The former program manager for iCampus, Dave Mitchell, worked on the MIT campus alongside the professors who are building the iCampus technology — including Hal Abelson, Professor of Electrical Engineering and Computer Science, who runs the iCampus Framework project built on .NET architecture. Paul Oka is the current program manager.
"We're not about replacing the university with computers," said Mitchell. "It's more than that. Take physics as an example. Using 3D animation you can see the physical properties of magnetic fields, something you can't see or touch. We're looking at a different paradigm of teaching. In a mechanical engineering classroom at MIT they've changed the way they've taught for the last one hundred years. Instead of just a lecture format they give a 15-minute talk followed by interactive hands-on experiments, followed by a component that's online and simulated."

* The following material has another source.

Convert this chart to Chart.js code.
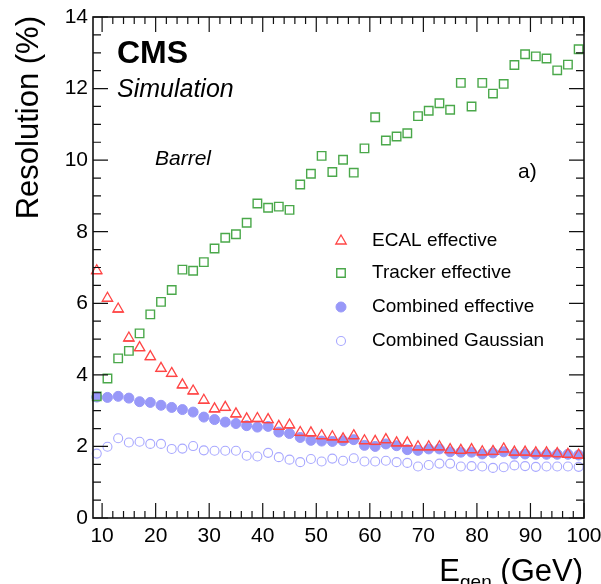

This has led to another dream: How do you take MIT and give it to the world?
"We can't bring everybody to MIT, or Berkeley or Stanford or Carnegie Mellon. That's why Microsoft invested in iCampus. MIT is already doing a lot to offer its materials online, but this goes beyond that to create human-based technologies," said Hinrichs. The iLab project puts state-of-the-art instrumentation online so that students from anywhere in the world can access machines not available at their local college. They can get real-time data fed to them and incorporate that into other projects that they're working on.
"One of the things we're interested in doing is building an infrastructure similar to the ideas behind .NET services," said Mitchell. "We find an example where we can take scarce resources such as laboratories and make them available on the Web. We'd like to bring this to other universities as well as to stimulate collaboration and sharing. I might be at MIT and allow someone to use my lab in the evenings or over the summer when I'm not using it. In return, my students and I have access to other consortiums of laboratories that are doing the same thing. That becomes really powerful. We've got about seven of these labs that we're setting up at MIT."
"The high-level vision for iCampus is to make a fundamental impact on education by developing new pedagogies and ways of teaching that use the kind of software and technology we have," said Mitchell.
Hinrichs adds, "When students jump out and go out into the real world they should be ready. They should know more than just how to listen to what the teacher says and then spit it back."